- _DESCRIPTION OF THE TASK_
Extract each line where the string "that" shows up.

- _ENTRIES SHOWN_
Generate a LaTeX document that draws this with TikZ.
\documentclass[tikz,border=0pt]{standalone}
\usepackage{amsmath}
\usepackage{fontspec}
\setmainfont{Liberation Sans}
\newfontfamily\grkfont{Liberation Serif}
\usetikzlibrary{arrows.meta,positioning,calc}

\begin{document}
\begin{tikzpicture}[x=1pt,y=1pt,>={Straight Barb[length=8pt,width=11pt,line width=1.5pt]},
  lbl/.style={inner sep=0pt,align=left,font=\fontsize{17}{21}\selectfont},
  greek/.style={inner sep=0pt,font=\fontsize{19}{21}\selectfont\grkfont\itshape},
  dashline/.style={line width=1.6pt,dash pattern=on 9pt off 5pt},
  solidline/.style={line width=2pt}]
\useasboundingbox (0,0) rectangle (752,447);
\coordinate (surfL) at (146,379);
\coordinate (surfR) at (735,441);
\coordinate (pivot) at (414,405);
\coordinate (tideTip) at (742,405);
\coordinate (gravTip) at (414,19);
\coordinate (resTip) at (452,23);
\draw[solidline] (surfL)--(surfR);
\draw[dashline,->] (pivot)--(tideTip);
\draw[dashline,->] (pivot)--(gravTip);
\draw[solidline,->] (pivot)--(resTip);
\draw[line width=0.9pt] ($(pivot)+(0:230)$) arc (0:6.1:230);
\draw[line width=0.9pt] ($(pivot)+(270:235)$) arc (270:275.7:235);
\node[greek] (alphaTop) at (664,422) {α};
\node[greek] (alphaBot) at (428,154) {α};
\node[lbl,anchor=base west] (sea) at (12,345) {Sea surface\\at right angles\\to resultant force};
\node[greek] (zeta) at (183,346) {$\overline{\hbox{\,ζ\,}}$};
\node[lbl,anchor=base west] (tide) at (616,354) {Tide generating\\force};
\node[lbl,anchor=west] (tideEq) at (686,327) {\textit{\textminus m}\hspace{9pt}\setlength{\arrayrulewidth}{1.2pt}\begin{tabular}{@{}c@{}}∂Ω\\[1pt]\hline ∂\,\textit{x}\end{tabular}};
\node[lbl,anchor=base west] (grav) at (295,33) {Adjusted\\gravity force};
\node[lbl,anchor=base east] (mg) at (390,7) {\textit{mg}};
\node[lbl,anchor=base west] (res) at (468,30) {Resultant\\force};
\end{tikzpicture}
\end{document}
...
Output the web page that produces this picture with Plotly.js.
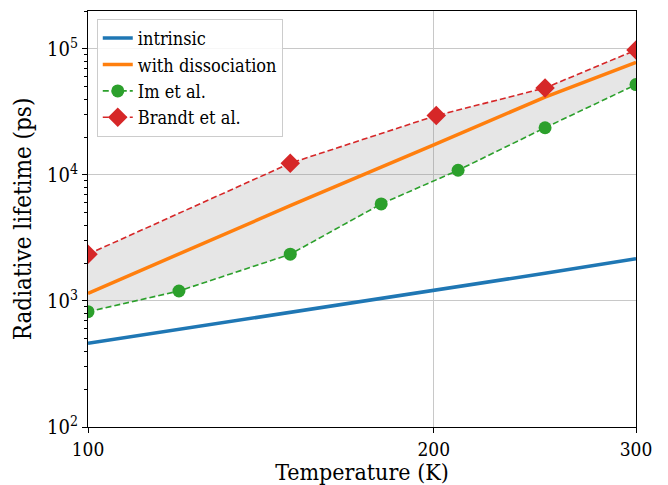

- _OUTPUT BELOW_
Generate a LaTeX document that draws this with TikZ.
Output the web page that produces this picture with Plotly.js.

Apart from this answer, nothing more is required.